*Exercise*
Retype the records below word for word and omit any image.

START Information supplied

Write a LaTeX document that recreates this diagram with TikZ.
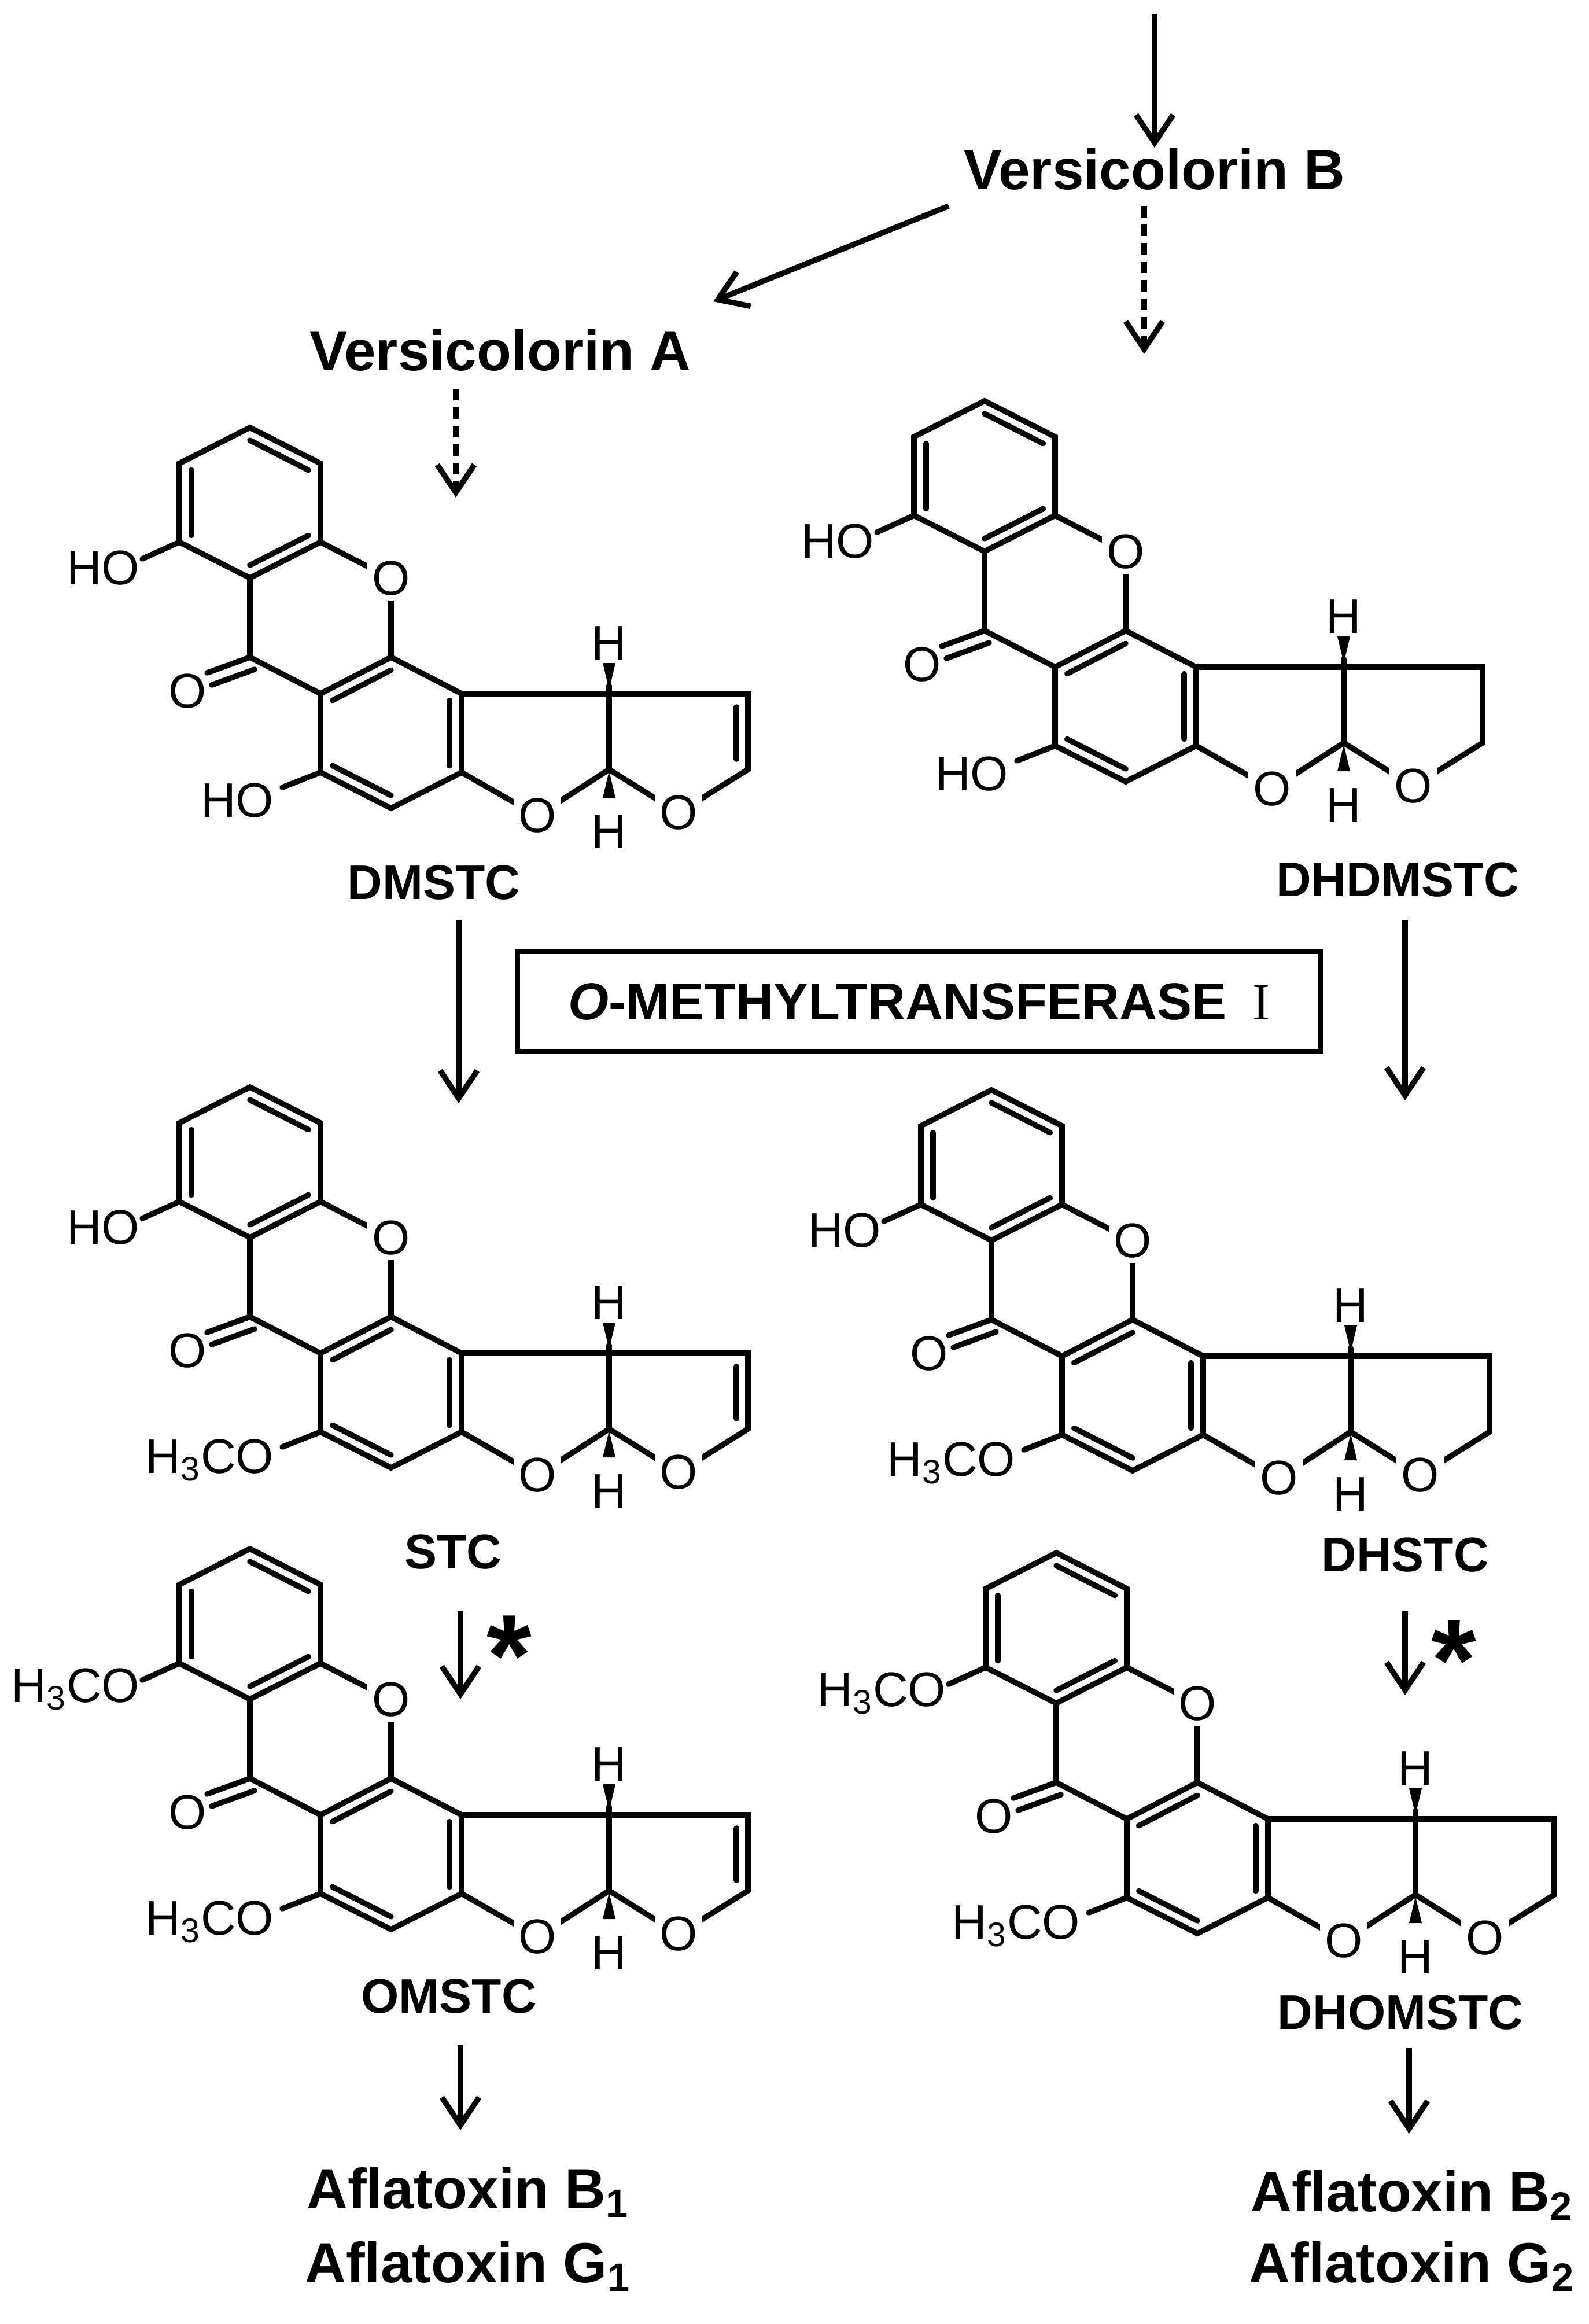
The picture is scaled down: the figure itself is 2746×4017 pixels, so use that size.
\documentclass[tikz,border=0pt]{standalone}
\usepackage{fontspec}
\setmainfont{Liberation Sans}
\newfontfamily\romanfont{Liberation Serif}
\usetikzlibrary{arrows.meta,calc}
\tikzset{
 bond/.style={line width=2.4pt,line join=miter,line cap=round},
 atom/.style={font=\fontsize{21}{24}\selectfont,inner sep=1pt},
 oatom/.style={atom,fill=white,inner sep=2pt},
 cname/.style={font=\bfseries\fontsize{21}{24}\selectfont,inner sep=0pt},
 title/.style={font=\bfseries\fontsize{24.5}{28}\selectfont,inner sep=0pt},
 arr/.style={line width=2.4pt,-{Straight Barb[length=12pt,width=16pt,line width=2.4pt]}},
 darr/.style={arr,dash pattern=on 5pt off 3pt},
}
\newcommand\mol[6]{%
\begin{scope}[shift={(#2,#3)}]
\coordinate (#1a1) at (432,739); \coordinate (#1a2) at (554,801);
\coordinate (#1a3) at (554,937); \coordinate (#1a4) at (432,999);
\coordinate (#1a5) at (310,937); \coordinate (#1a6) at (310,801);
\coordinate (#1ac) at (432,869);
\coordinate (#1o) at (676,1000); \coordinate (#1k) at (432,1136);
\coordinate (#1c1) at (676,1136); \coordinate (#1c2) at (798,1199);
\coordinate (#1c3) at (798,1335); \coordinate (#1c4) at (676,1397);
\coordinate (#1c5) at (554,1335); \coordinate (#1c6) at (554,1199);
\coordinate (#1cc) at (676,1267);
\coordinate (#1d1) at (1053,1199); \coordinate (#1d2) at (1053,1330);
\coordinate (#1e1) at (1293,1199); \coordinate (#1e2) at (1293,1330);
\coordinate (#1p) at (929,1410); \coordinate (#1q) at (1173,1405);
\draw[bond] (#1a1)--(#1a2)--(#1a3)--(#1a4)--(#1a5)--(#1a6)--cycle;
\draw[bond] ($(#1a5)!.17!(#1ac)$)--($(#1a6)!.17!(#1ac)$);
\draw[bond] ($(#1a1)!.17!(#1ac)$)--($(#1a2)!.17!(#1ac)$);
\draw[bond] ($(#1a3)!.17!(#1ac)$)--($(#1a4)!.17!(#1ac)$);
\draw[bond] (#1a3)--(#1o)--(#1c1);
\draw[bond] (#1c6)--(#1k)--(#1a4);
\draw[bond] (#1c1)--(#1c2)--(#1c3)--(#1c4)--(#1c5)--(#1c6)--cycle;
\draw[bond] ($(#1c6)!.17!(#1cc)$)--($(#1c1)!.17!(#1cc)$);
\draw[bond] ($(#1c2)!.17!(#1cc)$)--($(#1c3)!.17!(#1cc)$);
\draw[bond] ($(#1c4)!.17!(#1cc)$)--($(#1c5)!.17!(#1cc)$);
\draw[bond] (#1c2)--(#1d1)--(#1d2)--(#1p)--(#1c3);
\draw[bond] (#1d1)--(#1e1)--(#1e2)--(#1q)--(#1d2);
\ifnum#6=1 \draw[bond] (1273,1222)--(1273,1312);\fi
\draw[bond] (#1k)--(358,1163);
\draw[bond] (440,1157)--(366,1184);
\node[atom] (#1ko) at (324,1195) {O};
\draw[bond] (#1a5)--(246,966);
\node[atom,anchor=east] (#1top) at (246,982) {#4};
\draw[bond] (#1c5)--(488,1361);
\node[atom,anchor=east] (#1bot) at (478,1384) {#5};
\node[oatom] (#1ol) at (#1o) {O};
\node[oatom] (#1pl) at (#1p) {O};
\node[oatom] (#1ql) at (#1q) {O};
\draw[bond] (#1d1)--(1053,1185);
\fill (1053,1192)--(1042,1146)--(1064,1146)--cycle;
\node[atom] (#1h1) at (1053,1112) {H};
\fill (1053,1333)--(1042,1379)--(1064,1379)--cycle;
\node[atom] (#1h2) at (1053,1438) {H};
\end{scope}}
\newcommand\hco{H\textsubscript{3}CO}
\begin{document}
\begin{tikzpicture}[x=0.25pt,y=-0.25pt]
\path[use as bounding box,fill=white] (0,0) rectangle (2746,4017);
\coordinate (top) at (1996,25);
\node[title] (vb) at (1996,292) {Versicolorin B};
\node[title] (va) at (865,605) {Versicolorin A};
\draw[arr] (top) -- (vb.north);
\coordinate (s1) at (1640,356); \coordinate (s2) at (1233,521);
\draw[arr] (s1) -- (s2);
\coordinate (d1) at (1978,356); \coordinate (d2) at (1978,612);
\draw[darr] (d1) -- (d2);
\coordinate (d3) at (788,672); \coordinate (d4) at (788,860);
\draw[darr] (d3) -- (d4);
\mol{m1}{0}{0}{HO}{HO}{1}
\mol{m2}{1270}{-46}{HO}{HO}{0}
\mol{m3}{0}{1140}{HO}{\hco}{1}
\mol{m4}{1282}{1145}{HO}{\hco}{0}
\mol{m5}{0}{1938}{\hco}{\hco}{1}
\mol{m6}{1394}{1945}{\hco}{\hco}{0}
\node[cname] (n1) at (750,1526) {DMSTC};
\node[cname] (n2) at (2416,1521) {DHDMSTC};
\node[cname] (n3) at (783,2683) {STC};
\node[cname] (n4) at (2429,2688) {DHSTC};
\node[cname] (n5) at (776,3451) {OMSTC};
\node[cname] (n6) at (2421,3479) {DHOMSTC};
\node[draw,line width=2.2pt,minimum width=1389*0.25pt,minimum height=173*0.25pt,inner sep=0pt,font=\bfseries\fontsize{22.5}{26}\selectfont] (box) at (1589,1731) {\textit{O}-METHYLTRANSFERASE\enspace{\romanfont\mdseries I}};
\coordinate (e1) at (793,1590); \coordinate (e2) at (793,1907);
\draw[arr] (e1)--(e2);
\coordinate (e3) at (2429,1590); \coordinate (e4) at (2429,1902);
\draw[arr] (e3)--(e4);
\coordinate (f1) at (796,2785); \coordinate (f2) at (796,2937);
\draw[arr] (f1)--(f2);
\node[font=\bfseries\fontsize{50}{50}\selectfont] (st1) at (880,2862) {*};
\coordinate (f3) at (2429,2785); \coordinate (f4) at (2429,2930);
\draw[arr] (f3)--(f4);
\node[font=\bfseries\fontsize{50}{50}\selectfont] (st2) at (2513,2870) {*};
\coordinate (g1) at (796,3535); \coordinate (g2) at (796,3682);
\draw[arr] (g1)--(g2);
\coordinate (g3) at (2436,3540); \coordinate (g4) at (2436,3688);
\draw[arr] (g3)--(g4);
\node[title] (ab1) at (809,3789) {Aflatoxin B\textsubscript{1}};
\node[title] (ag1) at (809,3917) {Aflatoxin G\textsubscript{1}};
\node[title] (ab2) at (2441,3794) {Aflatoxin B\textsubscript{2}};
\node[title] (ag2) at (2441,3917) {Aflatoxin G\textsubscript{2}};
\end{tikzpicture}
\end{document}
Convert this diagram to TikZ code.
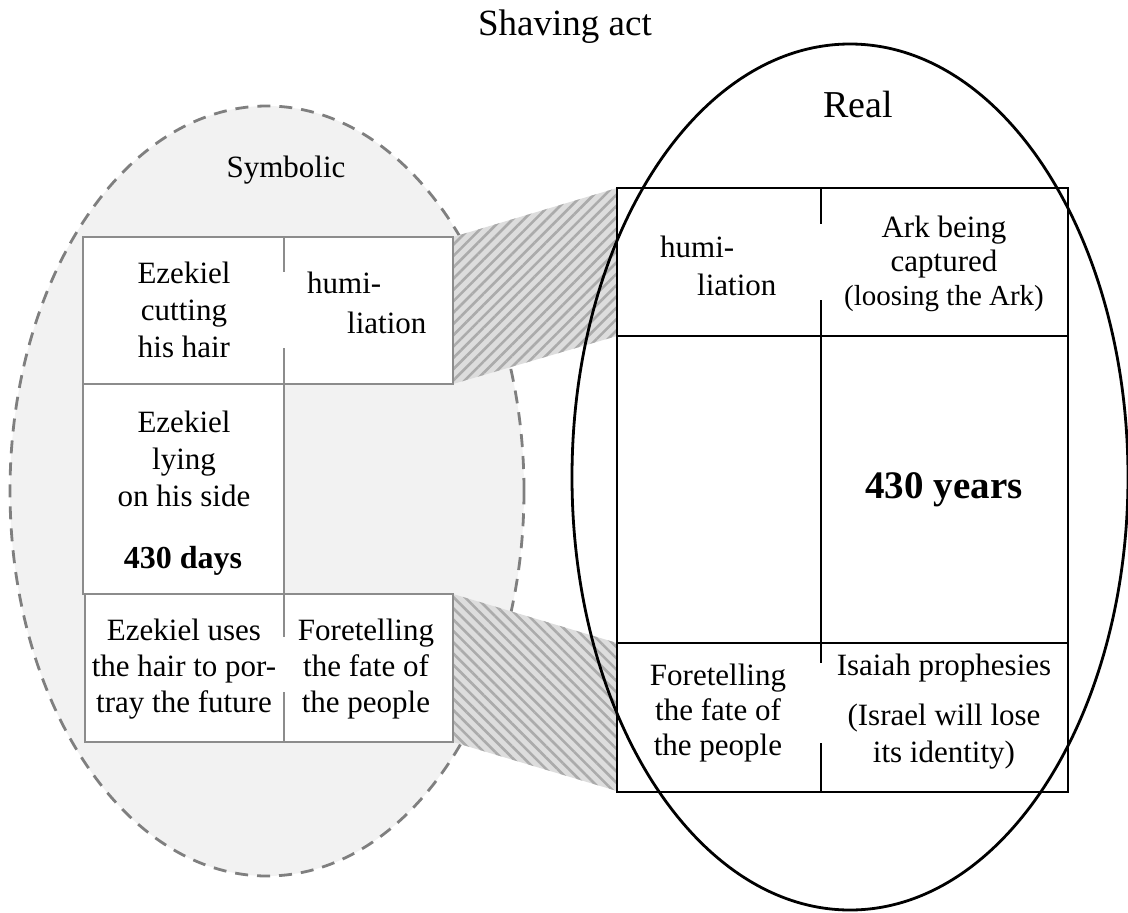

END Information supplied

*Reply to the task*
Write a LaTeX document that recreates this diagram with TikZ.
The picture is scaled down: the figure itself is 2746×4017 pixels, so use that size.
\documentclass[tikz,border=0pt]{standalone}
\usepackage{fontspec}
\setmainfont{Liberation Sans}
\newfontfamily\romanfont{Liberation Serif}
\usetikzlibrary{arrows.meta,calc}
\tikzset{
 bond/.style={line width=2.4pt,line join=miter,line cap=round},
 atom/.style={font=\fontsize{21}{24}\selectfont,inner sep=1pt},
 oatom/.style={atom,fill=white,inner sep=2pt},
 cname/.style={font=\bfseries\fontsize{21}{24}\selectfont,inner sep=0pt},
 title/.style={font=\bfseries\fontsize{24.5}{28}\selectfont,inner sep=0pt},
 arr/.style={line width=2.4pt,-{Straight Barb[length=12pt,width=16pt,line width=2.4pt]}},
 darr/.style={arr,dash pattern=on 5pt off 3pt},
}
\newcommand\mol[6]{%
\begin{scope}[shift={(#2,#3)}]
\coordinate (#1a1) at (432,739); \coordinate (#1a2) at (554,801);
\coordinate (#1a3) at (554,937); \coordinate (#1a4) at (432,999);
\coordinate (#1a5) at (310,937); \coordinate (#1a6) at (310,801);
\coordinate (#1ac) at (432,869);
\coordinate (#1o) at (676,1000); \coordinate (#1k) at (432,1136);
\coordinate (#1c1) at (676,1136); \coordinate (#1c2) at (798,1199);
\coordinate (#1c3) at (798,1335); \coordinate (#1c4) at (676,1397);
\coordinate (#1c5) at (554,1335); \coordinate (#1c6) at (554,1199);
\coordinate (#1cc) at (676,1267);
\coordinate (#1d1) at (1053,1199); \coordinate (#1d2) at (1053,1330);
\coordinate (#1e1) at (1293,1199); \coordinate (#1e2) at (1293,1330);
\coordinate (#1p) at (929,1410); \coordinate (#1q) at (1173,1405);
\draw[bond] (#1a1)--(#1a2)--(#1a3)--(#1a4)--(#1a5)--(#1a6)--cycle;
\draw[bond] ($(#1a5)!.17!(#1ac)$)--($(#1a6)!.17!(#1ac)$);
\draw[bond] ($(#1a1)!.17!(#1ac)$)--($(#1a2)!.17!(#1ac)$);
\draw[bond] ($(#1a3)!.17!(#1ac)$)--($(#1a4)!.17!(#1ac)$);
\draw[bond] (#1a3)--(#1o)--(#1c1);
\draw[bond] (#1c6)--(#1k)--(#1a4);
\draw[bond] (#1c1)--(#1c2)--(#1c3)--(#1c4)--(#1c5)--(#1c6)--cycle;
\draw[bond] ($(#1c6)!.17!(#1cc)$)--($(#1c1)!.17!(#1cc)$);
\draw[bond] ($(#1c2)!.17!(#1cc)$)--($(#1c3)!.17!(#1cc)$);
\draw[bond] ($(#1c4)!.17!(#1cc)$)--($(#1c5)!.17!(#1cc)$);
\draw[bond] (#1c2)--(#1d1)--(#1d2)--(#1p)--(#1c3);
\draw[bond] (#1d1)--(#1e1)--(#1e2)--(#1q)--(#1d2);
\ifnum#6=1 \draw[bond] (1273,1222)--(1273,1312);\fi
\draw[bond] (#1k)--(358,1163);
\draw[bond] (440,1157)--(366,1184);
\node[atom] (#1ko) at (324,1195) {O};
\draw[bond] (#1a5)--(246,966);
\node[atom,anchor=east] (#1top) at (246,982) {#4};
\draw[bond] (#1c5)--(488,1361);
\node[atom,anchor=east] (#1bot) at (478,1384) {#5};
\node[oatom] (#1ol) at (#1o) {O};
\node[oatom] (#1pl) at (#1p) {O};
\node[oatom] (#1ql) at (#1q) {O};
\draw[bond] (#1d1)--(1053,1185);
\fill (1053,1192)--(1042,1146)--(1064,1146)--cycle;
\node[atom] (#1h1) at (1053,1112) {H};
\fill (1053,1333)--(1042,1379)--(1064,1379)--cycle;
\node[atom] (#1h2) at (1053,1438) {H};
\end{scope}}
\newcommand\hco{H\textsubscript{3}CO}
\begin{document}
\begin{tikzpicture}[x=0.25pt,y=-0.25pt]
\path[use as bounding box,fill=white] (0,0) rectangle (2746,4017);
\coordinate (top) at (1996,25);
\node[title] (vb) at (1996,292) {Versicolorin B};
\node[title] (va) at (865,605) {Versicolorin A};
\draw[arr] (top) -- (vb.north);
\coordinate (s1) at (1640,356); \coordinate (s2) at (1233,521);
\draw[arr] (s1) -- (s2);
\coordinate (d1) at (1978,356); \coordinate (d2) at (1978,612);
\draw[darr] (d1) -- (d2);
\coordinate (d3) at (788,672); \coordinate (d4) at (788,860);
\draw[darr] (d3) -- (d4);
\mol{m1}{0}{0}{HO}{HO}{1}
\mol{m2}{1270}{-46}{HO}{HO}{0}
\mol{m3}{0}{1140}{HO}{\hco}{1}
\mol{m4}{1282}{1145}{HO}{\hco}{0}
\mol{m5}{0}{1938}{\hco}{\hco}{1}
\mol{m6}{1394}{1945}{\hco}{\hco}{0}
\node[cname] (n1) at (750,1526) {DMSTC};
\node[cname] (n2) at (2416,1521) {DHDMSTC};
\node[cname] (n3) at (783,2683) {STC};
\node[cname] (n4) at (2429,2688) {DHSTC};
\node[cname] (n5) at (776,3451) {OMSTC};
\node[cname] (n6) at (2421,3479) {DHOMSTC};
\node[draw,line width=2.2pt,minimum width=1389*0.25pt,minimum height=173*0.25pt,inner sep=0pt,font=\bfseries\fontsize{22.5}{26}\selectfont] (box) at (1589,1731) {\textit{O}-METHYLTRANSFERASE\enspace{\romanfont\mdseries I}};
\coordinate (e1) at (793,1590); \coordinate (e2) at (793,1907);
\draw[arr] (e1)--(e2);
\coordinate (e3) at (2429,1590); \coordinate (e4) at (2429,1902);
\draw[arr] (e3)--(e4);
\coordinate (f1) at (796,2785); \coordinate (f2) at (796,2937);
\draw[arr] (f1)--(f2);
\node[font=\bfseries\fontsize{50}{50}\selectfont] (st1) at (880,2862) {*};
\coordinate (f3) at (2429,2785); \coordinate (f4) at (2429,2930);
\draw[arr] (f3)--(f4);
\node[font=\bfseries\fontsize{50}{50}\selectfont] (st2) at (2513,2870) {*};
\coordinate (g1) at (796,3535); \coordinate (g2) at (796,3682);
\draw[arr] (g1)--(g2);
\coordinate (g3) at (2436,3540); \coordinate (g4) at (2436,3688);
\draw[arr] (g3)--(g4);
\node[title] (ab1) at (809,3789) {Aflatoxin B\textsubscript{1}};
\node[title] (ag1) at (809,3917) {Aflatoxin G\textsubscript{1}};
\node[title] (ab2) at (2441,3794) {Aflatoxin B\textsubscript{2}};
\node[title] (ag2) at (2441,3917) {Aflatoxin G\textsubscript{2}};
\end{tikzpicture}
\end{document}
Convert this diagram to TikZ code.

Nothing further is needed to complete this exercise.